Why this is Georgia’s biggest game with Florida in 20 years

Everybody knows what’s on the line Saturday when Georgia and Florida meet in Jacksonville. Lord knows we’ll try, but what’s at stake can’t be overstated. It is no less than an elimination game for the BCS national championship and a spot in the SEC title game in Atlanta on Dec. 6. From a sheer rankings standpoint (Georgia 6, Florida 8), it’s the biggest meeting since 1999 when the Bulldogs were No. 5 and the Gators were No. 10.

But strictly from the Georgia perspective, this is the Bulldogs’ biggest game with Florida in almost 20 years. Here’s why: On Saturday Georgia will get a chance to win its second straight game over Florida for the first time since 1988-89. And for the Bulldog Nation it will be an opportunity to start reversing one of the most painful trends in their history.

Consider this: Steve Spurrier did a lot of remarkable things in his 12 years as the head coach at Florida. Before The Head Ball Coach got to Gainesville in 1990, the Gators had never won 10 games in a season and had never won an SEC championship. When he left after the 2001 season, Florida had posted NINE seasons of 10 wins or more and six SEC titles.

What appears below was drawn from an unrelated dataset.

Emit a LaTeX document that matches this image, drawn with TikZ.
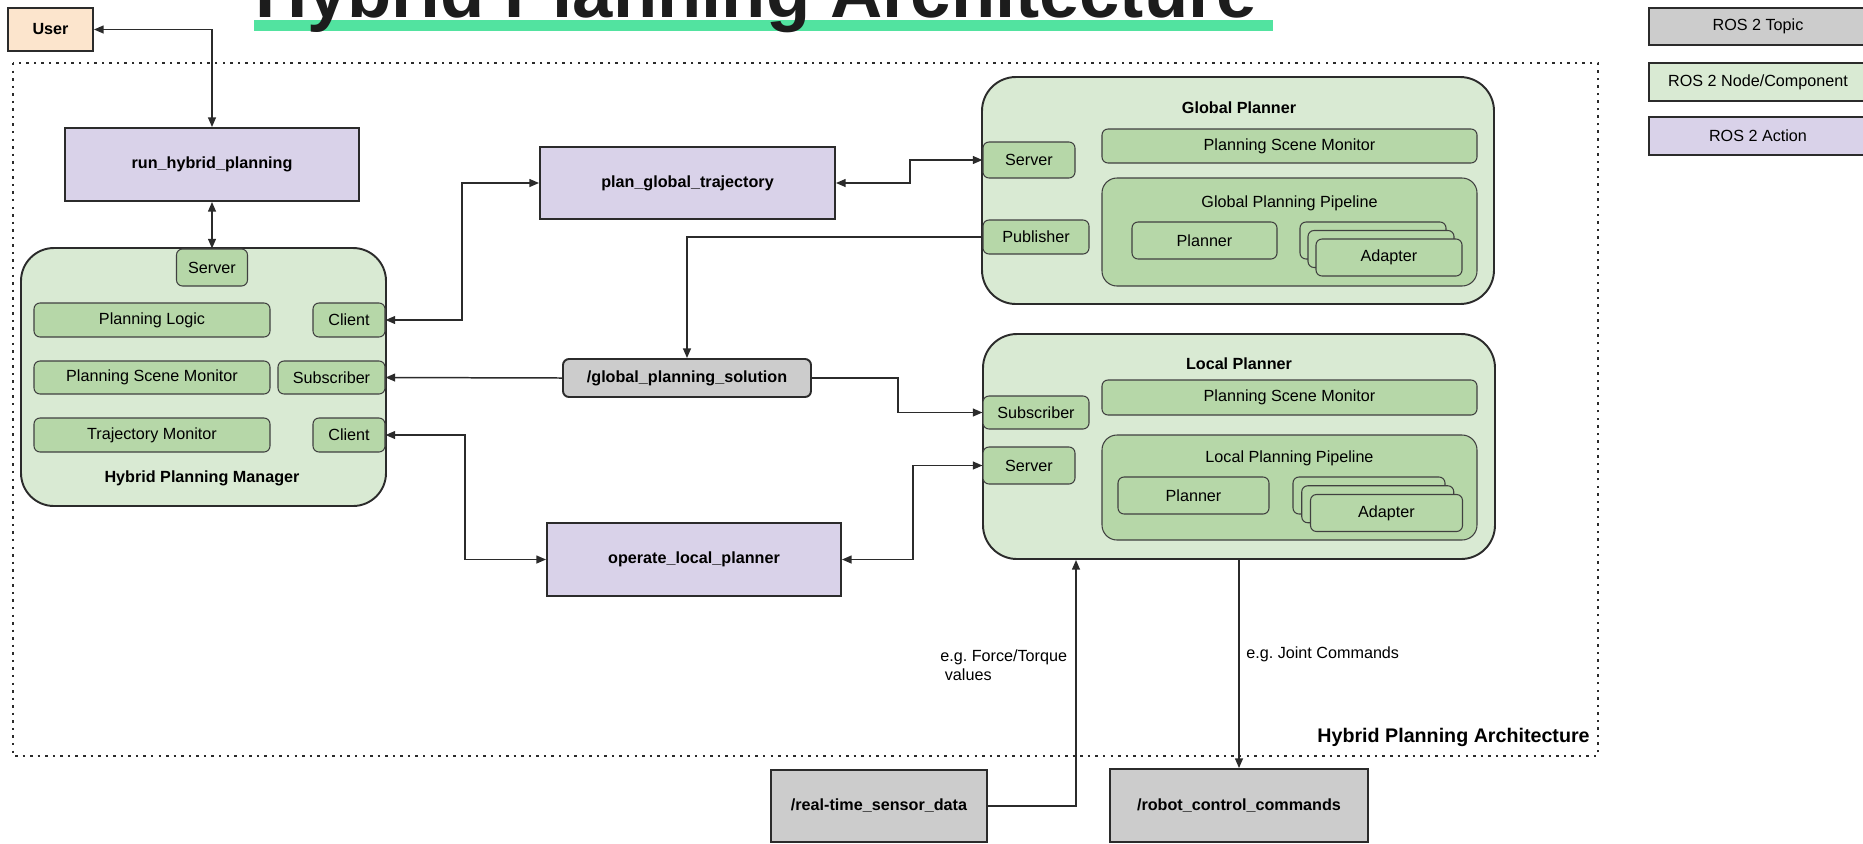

But I still believe that among Spurrier’s greatest accomplishments as the head Gator was his ability to completely reverse the psychology of the Georgia-Florida game in Jacksonville. Understand that when Spurrier arrived Georgia was dominating the series. Vince Dooley had won 17 out of 25 and the momentum had carried over into Ray Goff’s first season in 1989, when the Bulldogs won 17-10. And at no time in that 26-year period (1964-89) did Florida ever win two straight games.

There were Florida fans who wanted to move the game out of Jacksonville, convinced that Georgia had some built in advantage. A whole generation of Gators grew up believing that there was some unseen, unknown reason why Florida couldn’t beat Georgia.

Spurrier arrives and quickly announces that the whole notion is silly. The game, he said, is an hour from campus in a stadium called (at the time) The Gator Bowl. Then he proceeded to beat Georgia 11 out of the next 12 years. It so changed the psychology of the game that even after Spurrier left in 2001 it carried over into the next two coaches: Ron Zook was 2-1 against Georgia while Urban Meyer is 2-1. Florida’s lingering mojo was such that in 2002 Georgia took its best team in 20 years (13-1) down to Jacksonville to play an 8-5 team with a rookie head coach (Zook). Georgia lost its only game that season (20-13) with a vastly superior team. It probably cost Georgia a shot at the national championship.

The point is that reversing this kind of psychological trend is like turning around a battle ship. It takes time. Last year’s win in Jacksonville was huge for Georgia. But if Florida comes back and wins on Saturday, the Gators will be 16-3 against the Bulldogs since 1990 and will have gone 20 years without losing consecutive games. Florida can rightfully say that it still controls the series.

A Georgia win, however, puts that in doubt. And when a team like Georgia is trying to reassert itself after being dominated for so long, a little doubt can go a long way.